Proposal by Meg Cabot
A novella about five or six years after the events in Twilight, the last book in the Mediator Series as of a decade ago. This short has to do with more than one proposal and more than one ghost, though one in particular is very, very angry. Suze, as per usual has to clean up that ghost's mess--after first making it worse, of course--and then maybe, just maybe fits in some personal time with our favorite ex-ghost, Jesse.
The Mediator Series was my favorite series back in middle school. Fortunately, the language of this book was a little more advanced, though Suze has changed very little. It was all very familiar but with a touch more age to it. Not much more that I could have asked for. Unfortunately, I thought that this novella had a slow start, which shouldn't be possible for an 80 page book, but somehow it was. But I was just so happy to have a new book in this series! Finally!
8.75 out of 10.
Angels In America part two: Perestroika by Tony Kushner
Continuation of part one. You definitely need to read/see part one first, otherwise you'll be completely lost here; it is not a standalone work. AIDS continues to plight Prior and Roy, as well as their loved ones. We now have actual angels and way more craziness in addition to the sobering hand of death always on your shoulder.

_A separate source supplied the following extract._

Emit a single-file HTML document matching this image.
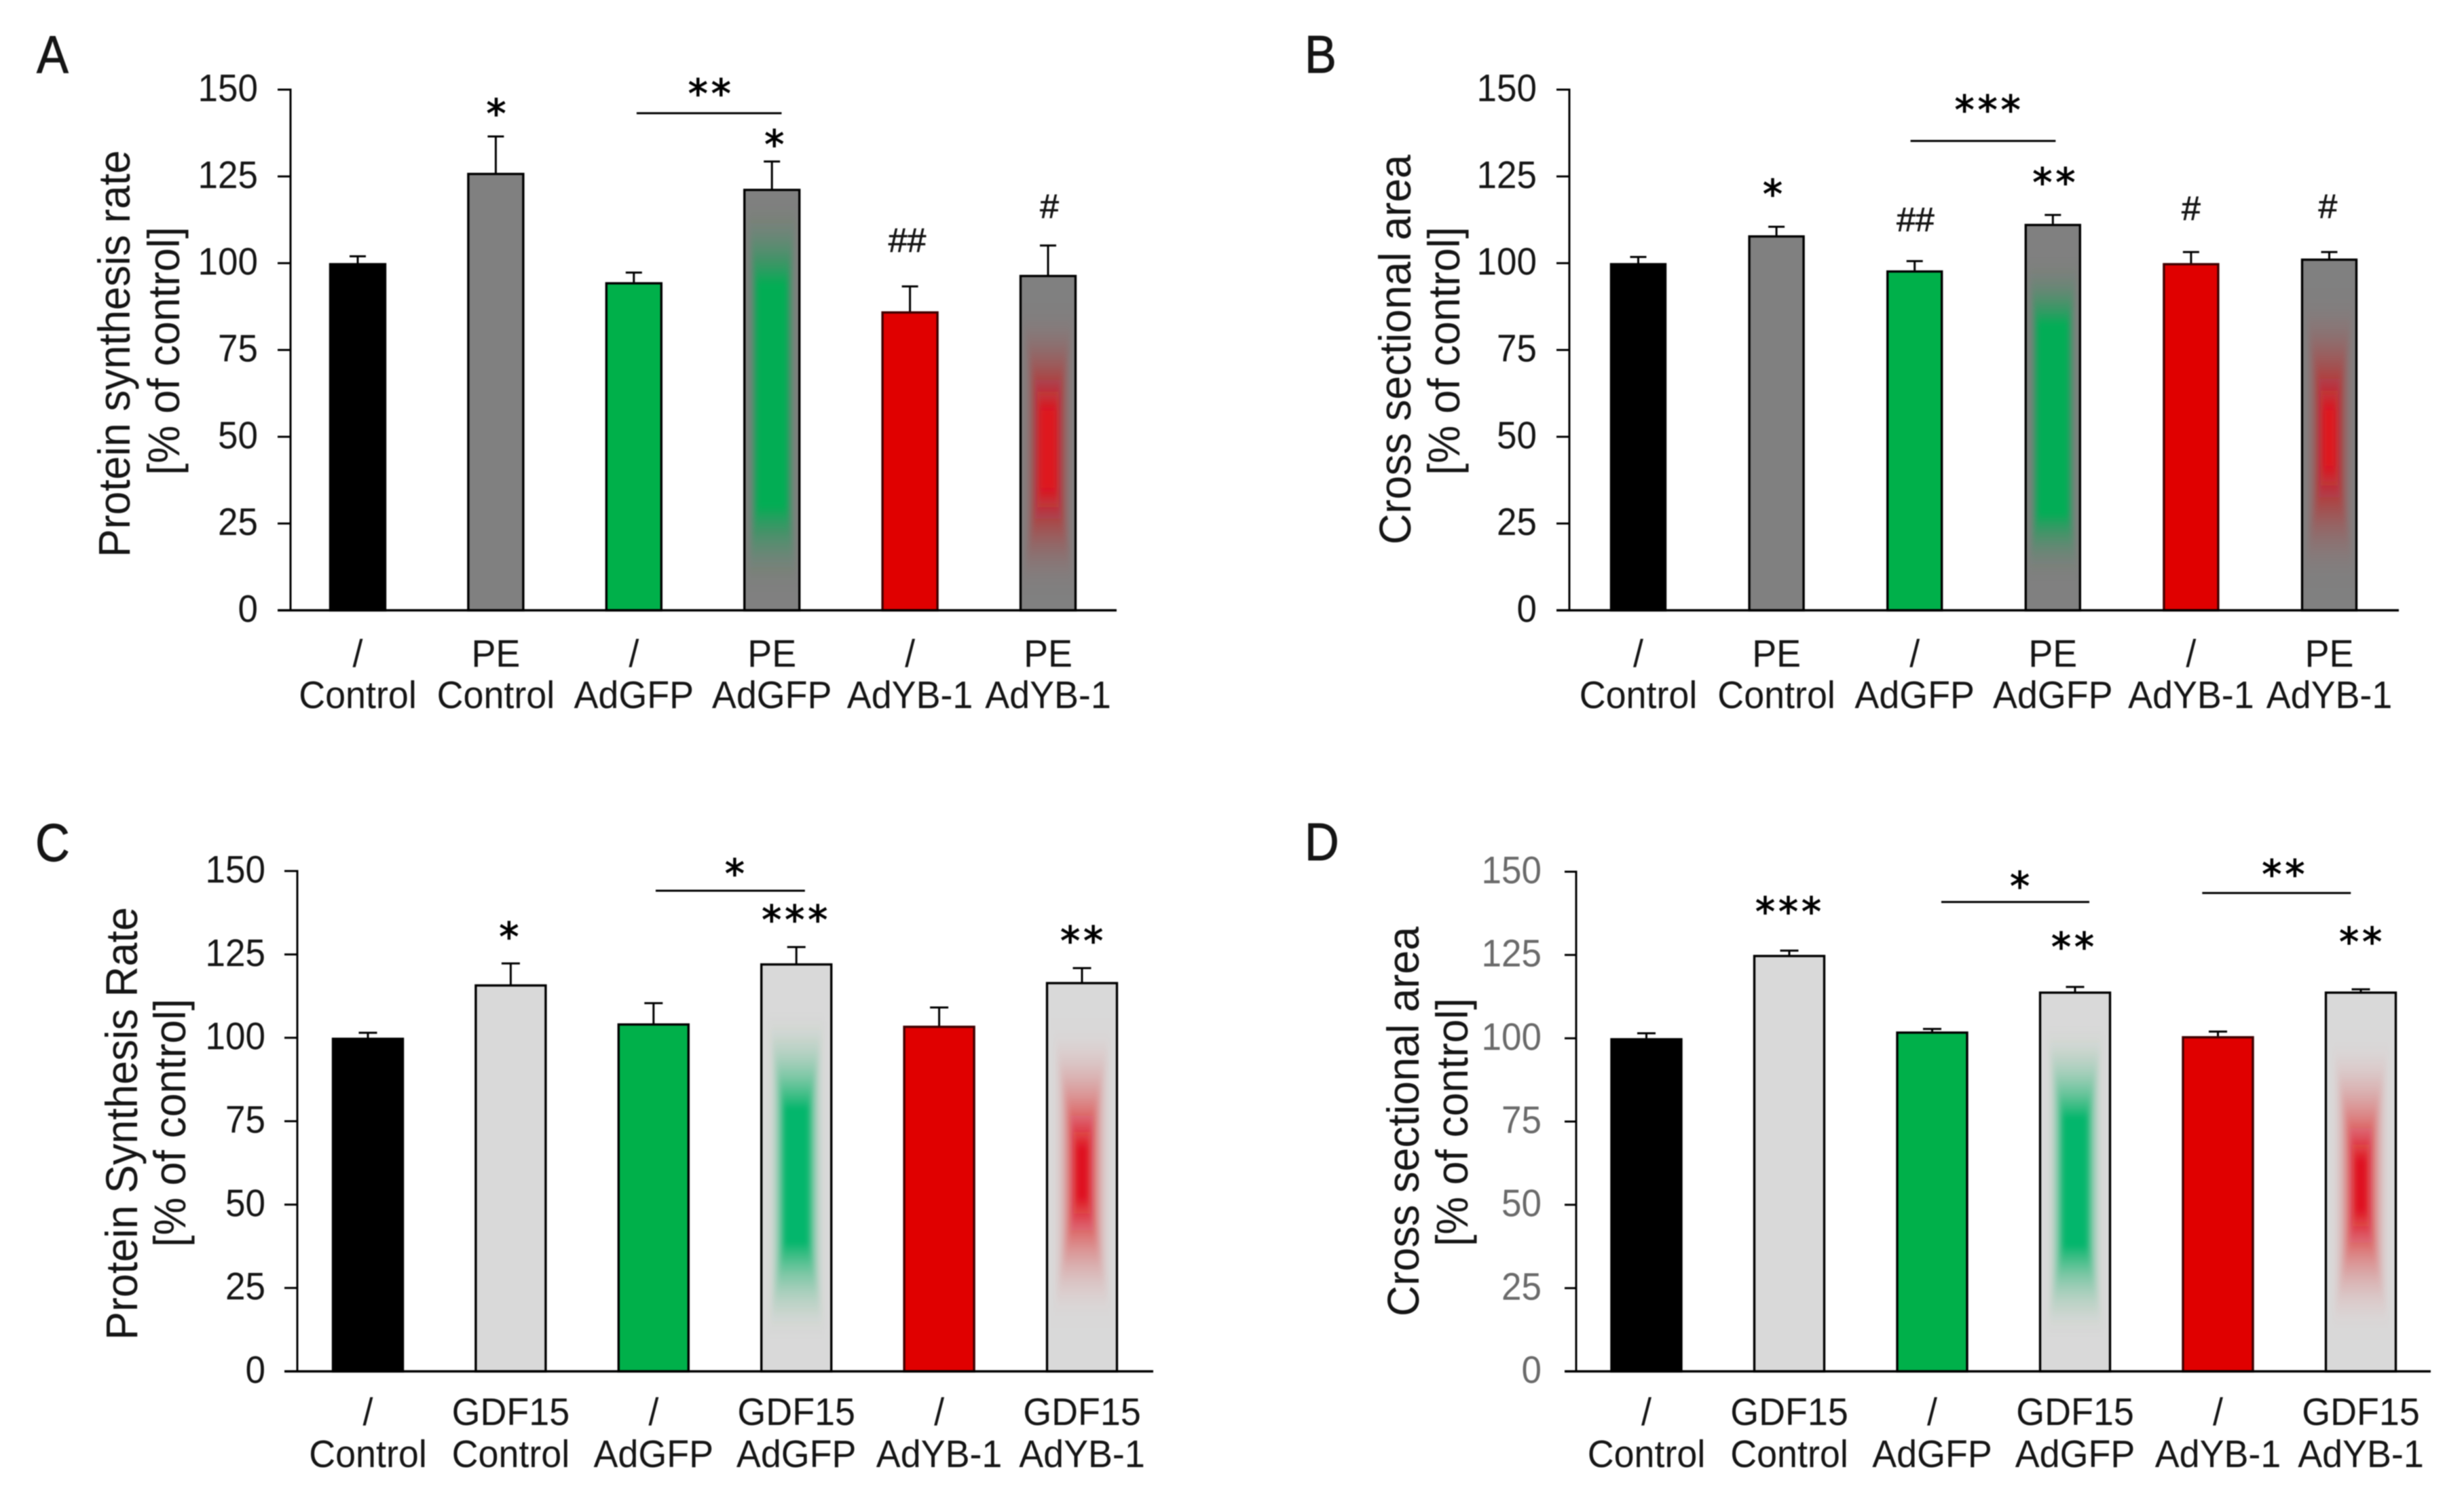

This play just took everything to the next level. This made some things better and others worse. Prior was endlessly fascinating while Harper was endlessly tiring. It was nice to see Joe come into his own a little bit more and his mother was a joy of a more realistic character some others here. Louis was a weenie, as per usual, but it all was crazy. Therefore:
7 out of 10.
Remembrance by Meg Cabot
Currently the final book in the Mediator series. Takes place less than a year, I believe after Proposal. Jesse is working in a hospital, Suze is working, God forbid, at her old high school, and Suze thinks Jesse may be a demon? Whaaaat? Yeah, of course Paul had something to do with that. Glad he's back.
This book did something for me that hasn't happened in a while. Not since Divergent, I believe, but I'm not even sure it happened with that one. I reached the last 100 or 150 pages of this book and could not put it down. I stayed up an hour or two later than I intended because I was hungrily reading through it. Also, this book had 2 plot twists that happened that I really didn't see coming, one of which was enough for me to set the book aside and rant at a friend for a few minutes. That shows some good stuff. Again, Suze was pretty annoying at times, herself and her narration, Paul was more a plot device than a character, and Jesse was not narrated well, but the plot was great. Really great. And the nostalgia too.
10 out of 10. Because nostalgia.
Woooow, long post. That's all of them, though! 10 books/plays in May. Good for me! My TBR for June will be tomorrow!